Anyways, I hope this basic picture clearly iterates: it’s not all men. Not by any stretch of the imagination. In fact, the opposite is proved true, right?! I interact with hundreds of male Christian scholars, many of whom are famous authors with huge impact globally — and yet they choose to spend time with me. I find them generous. honest. prophetic. helpful. respectful. collaborative. And I get caught off guard by the reverse.
The popular author Rachel Held Evans has an awesome piece here. It’s called Why a Seminary Degree Doesn’t Have to Make you a Jerk. I recommend it for all theologians, particularly men. In many parts of the church, just being a woman and having an opinion causes an allergic reaction on the other side of the room.
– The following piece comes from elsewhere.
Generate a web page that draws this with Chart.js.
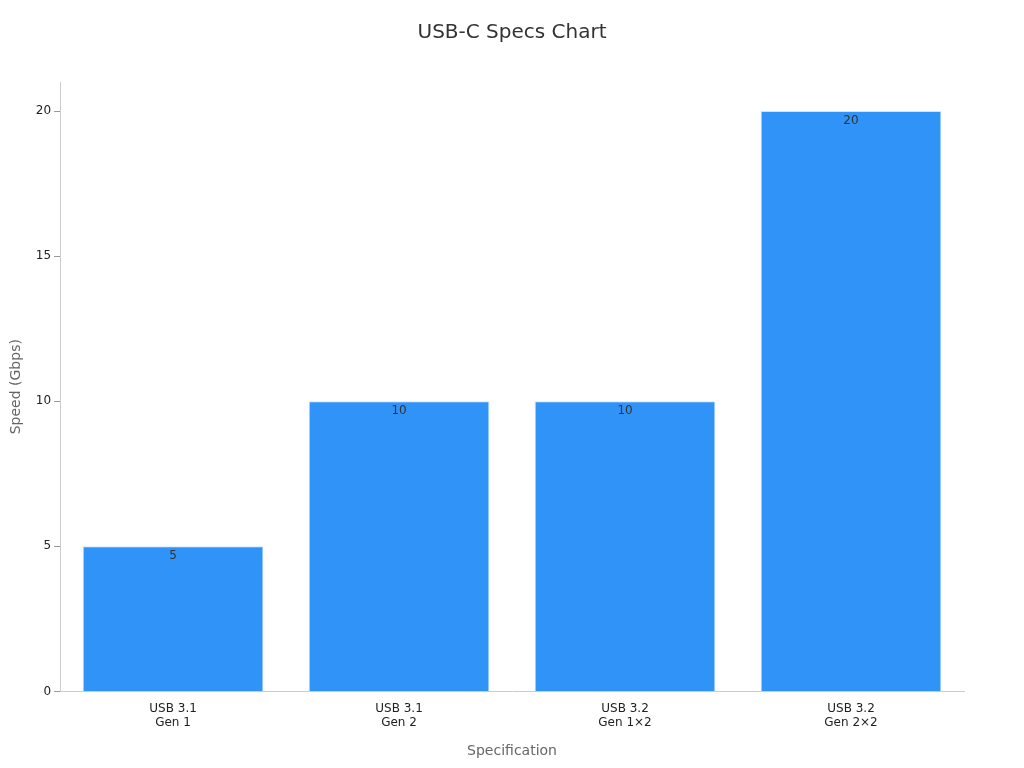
<!DOCTYPE html>
<html>
<head>
<meta charset="utf-8">
<script src="https://cdn.jsdelivr.net/npm/chart.js@4"></script>
<style>
  html, body { margin: 0; padding: 0; background: #fff; }
  #wrap { width: 1024px; height: 768px; }
</style>
</head>
<body>
<div id="wrap"><canvas id="chart"></canvas></div>
<script>
// chart data
var titleText = 'USB-C Specs Chart';
var categories = [["USB 3.1", "Gen 1"], ["USB 3.1", "Gen 2"], ["USB 3.2", "Gen 1\u00d72"], ["USB 3.2", "Gen 2\u00d72"]];
var speeds = [5, 10, 10, 20];
var yTicks = [0, 5, 10, 15, 20];

Chart.defaults.font.family = "'DejaVu Sans', sans-serif";

// value labels just under the top of each bar, and the title centred on the page
var barLabels = {
  id: 'barLabels',
  afterDatasetsDraw: function(chart) {
    var ctx = chart.ctx;
    var meta = chart.getDatasetMeta(0);
    ctx.save();
    ctx.font = "12px 'DejaVu Sans', sans-serif";
    ctx.fillStyle = '#333';
    ctx.textAlign = 'center';
    ctx.textBaseline = 'top';
    meta.data.forEach(function(bar, i) {
      ctx.fillText(String(speeds[i]), bar.x, bar.y + 4);
    });
    ctx.font = "20px 'DejaVu Sans', sans-serif";
    ctx.textBaseline = 'middle';
    ctx.fillText(titleText, chart.width / 2, 33);
    ctx.restore();
  }
};

new Chart(document.getElementById('chart'), {
  type: 'bar',
  data: {
    labels: categories,
    datasets: [{
      data: speeds,
      backgroundColor: '#2f93f8',
      borderColor: '#cfe4fb',
      borderWidth: 1,
      barPercentage: 0.8,
      categoryPercentage: 1
    }]
  },
  options: {
    responsive: true,
    maintainAspectRatio: false,
    animation: false,
    layout: { padding: { left: 4, right: 60, top: 0, bottom: 4 } },
    plugins: {
      legend: { display: false },
      tooltip: { enabled: false },
      title: {
        display: true,
        text: ' ',
        font: { size: 20, weight: 'normal' },
        padding: { top: 20, bottom: 38 }
      }
    },
    scales: {
      x: {
        grid: { display: false },
        border: { color: '#ccc' },
        ticks: { color: '#222', font: { size: 12 }, padding: 2 },
        title: { display: true, text: 'Specification', color: '#666', font: { size: 14 }, padding: { top: 11 } }
      },
      y: {
        min: 0,
        max: 21,
        afterBuildTicks: function(axis) {
          axis.ticks = yTicks.map(function(v) { return { value: v }; });
        },
        grid: { drawOnChartArea: false, drawTicks: true, tickLength: 6, color: '#999' },
        border: { color: '#ccc' },
        ticks: { color: '#222', font: { size: 12 } },
        title: { display: true, text: 'Speed (Gbps)', color: '#666', font: { size: 14 }, padding: { bottom: 8 } }
      }
    }
  },
  plugins: [barLabels]
});
</script>
</body>
</html>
I’m sure women do share elitist impulses, as it’s not particularly gendered behaviour… But generally, in higher level theology degrees, women have to work harder to be heard. In your thirties the stakes are so much higher (kids now? kids later?). We aren’t thinking “how do I dominate my peers?” we’re either thinking “who’s going to date me if I’m a Doctor”, or “oh dear God, let me pass this course before my eggs age out” or “should I express before or after the seminar?”. While men are fathers and husbands, it’s often an entirely different experience.
I have a group of really close male colleagues I adore. I recently confided in one of them about a conversation that wigged me out. A first year PhD had contacted me with a request that seemed like he was delegating work to me – and I also noticed he’d also contacted a string of other female colleagues. I wanted to know what my friend thought.
This friend was a little shocked at my interpretation of the conversation, and I felt terrible. I’d assumed he knew this was something that I had to be careful about, as it happened irregularly to me.
But he had no idea. And I felt like I threw cold iced water on him.
Months later, that friend contacted me to let me know he was submitting a paper. He’d had a dream that he plagiarized me, and when he reread his work, he thought he probably had, because it seemed based on research I had presented at a conference. So he’d decided to cite me.
This guy is a legend.
Be like this guy. Cite girls.
And, my take-away lesson is: maybe it’s worth occasionally talking about this, even if the initial reactions aren’t great.
After I explained this blogpost to my husband, he said to me, “Tanya, when you talk about being a woman, it’s like you’re a spy and you’re explaining to everyone how your gun occasionally misfires. And we’re all looking at you thinking ‘oh wow you’re a spy?'”.
So. There you go. I’m a Pacifist, and not sure my life is *anything* like being a spy. But I recognize there aren’t too many television shows or movies that feature a scholarly woman with any character depth.
So… if you don’t speak my language and you need “spy” as the closest analogy, then so be it. There are all kinds of women, who have all kinds of experiences. This one is to amplify those of the women scholars um… serious spies.